Provided data =>
────

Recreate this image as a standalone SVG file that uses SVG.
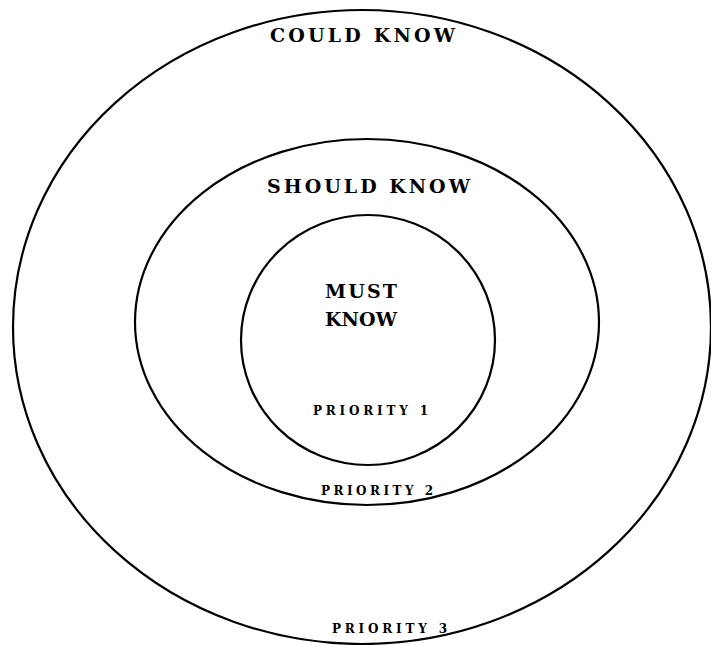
<svg xmlns="http://www.w3.org/2000/svg" width="711" height="645" viewBox="0 0 711 645">
<style>
.ring{fill:none;stroke:#000;stroke-width:2.2}
.lbl{font-family:"DejaVu Serif","Liberation Serif",serif;font-weight:bold;fill:#000}
.big{font-size:19px}
.small{font-size:12px}
</style>
<rect width="711" height="645" fill="#fff"/>
<g id="outer">
<ellipse class="ring" cx="362" cy="327" rx="349" ry="317"/>
<text class="lbl big" x="270" y="42" textLength="185" lengthAdjust="spacing">COULD KNOW</text>
<text class="lbl small" x="332" y="633" textLength="115" lengthAdjust="spacing">PRIORITY 3</text>
</g>
<g id="middle">
<ellipse class="ring" cx="367" cy="322" rx="232" ry="183"/>
<text class="lbl big" x="267" y="193" font-size="20" textLength="203" lengthAdjust="spacing">SHOULD KNOW</text>
<text class="lbl small" x="321" y="495" textLength="112" lengthAdjust="spacing">PRIORITY 2</text>
</g>
<g id="inner">
<ellipse class="ring" cx="368" cy="340" rx="127" ry="125"/>
<text class="lbl big" x="325" y="298" textLength="72" lengthAdjust="spacing">MUST</text>
<text class="lbl big" x="325" y="326" textLength="72" lengthAdjust="spacing">KNOW</text>
<text class="lbl small" x="313" y="415" textLength="115" lengthAdjust="spacing">PRIORITY 1</text>
</g>
</svg>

────

Directions => Repeat the material above verbatim, with no pictures in the output.

Solution to this problem =>
Recreate this image as a standalone SVG file that uses SVG.
<svg xmlns="http://www.w3.org/2000/svg" width="711" height="645" viewBox="0 0 711 645">
<style>
.ring{fill:none;stroke:#000;stroke-width:2.2}
.lbl{font-family:"DejaVu Serif","Liberation Serif",serif;font-weight:bold;fill:#000}
.big{font-size:19px}
.small{font-size:12px}
</style>
<rect width="711" height="645" fill="#fff"/>
<g id="outer">
<ellipse class="ring" cx="362" cy="327" rx="349" ry="317"/>
<text class="lbl big" x="270" y="42" textLength="185" lengthAdjust="spacing">COULD KNOW</text>
<text class="lbl small" x="332" y="633" textLength="115" lengthAdjust="spacing">PRIORITY 3</text>
</g>
<g id="middle">
<ellipse class="ring" cx="367" cy="322" rx="232" ry="183"/>
<text class="lbl big" x="267" y="193" font-size="20" textLength="203" lengthAdjust="spacing">SHOULD KNOW</text>
<text class="lbl small" x="321" y="495" textLength="112" lengthAdjust="spacing">PRIORITY 2</text>
</g>
<g id="inner">
<ellipse class="ring" cx="368" cy="340" rx="127" ry="125"/>
<text class="lbl big" x="325" y="298" textLength="72" lengthAdjust="spacing">MUST</text>
<text class="lbl big" x="325" y="326" textLength="72" lengthAdjust="spacing">KNOW</text>
<text class="lbl small" x="313" y="415" textLength="115" lengthAdjust="spacing">PRIORITY 1</text>
</g>
</svg>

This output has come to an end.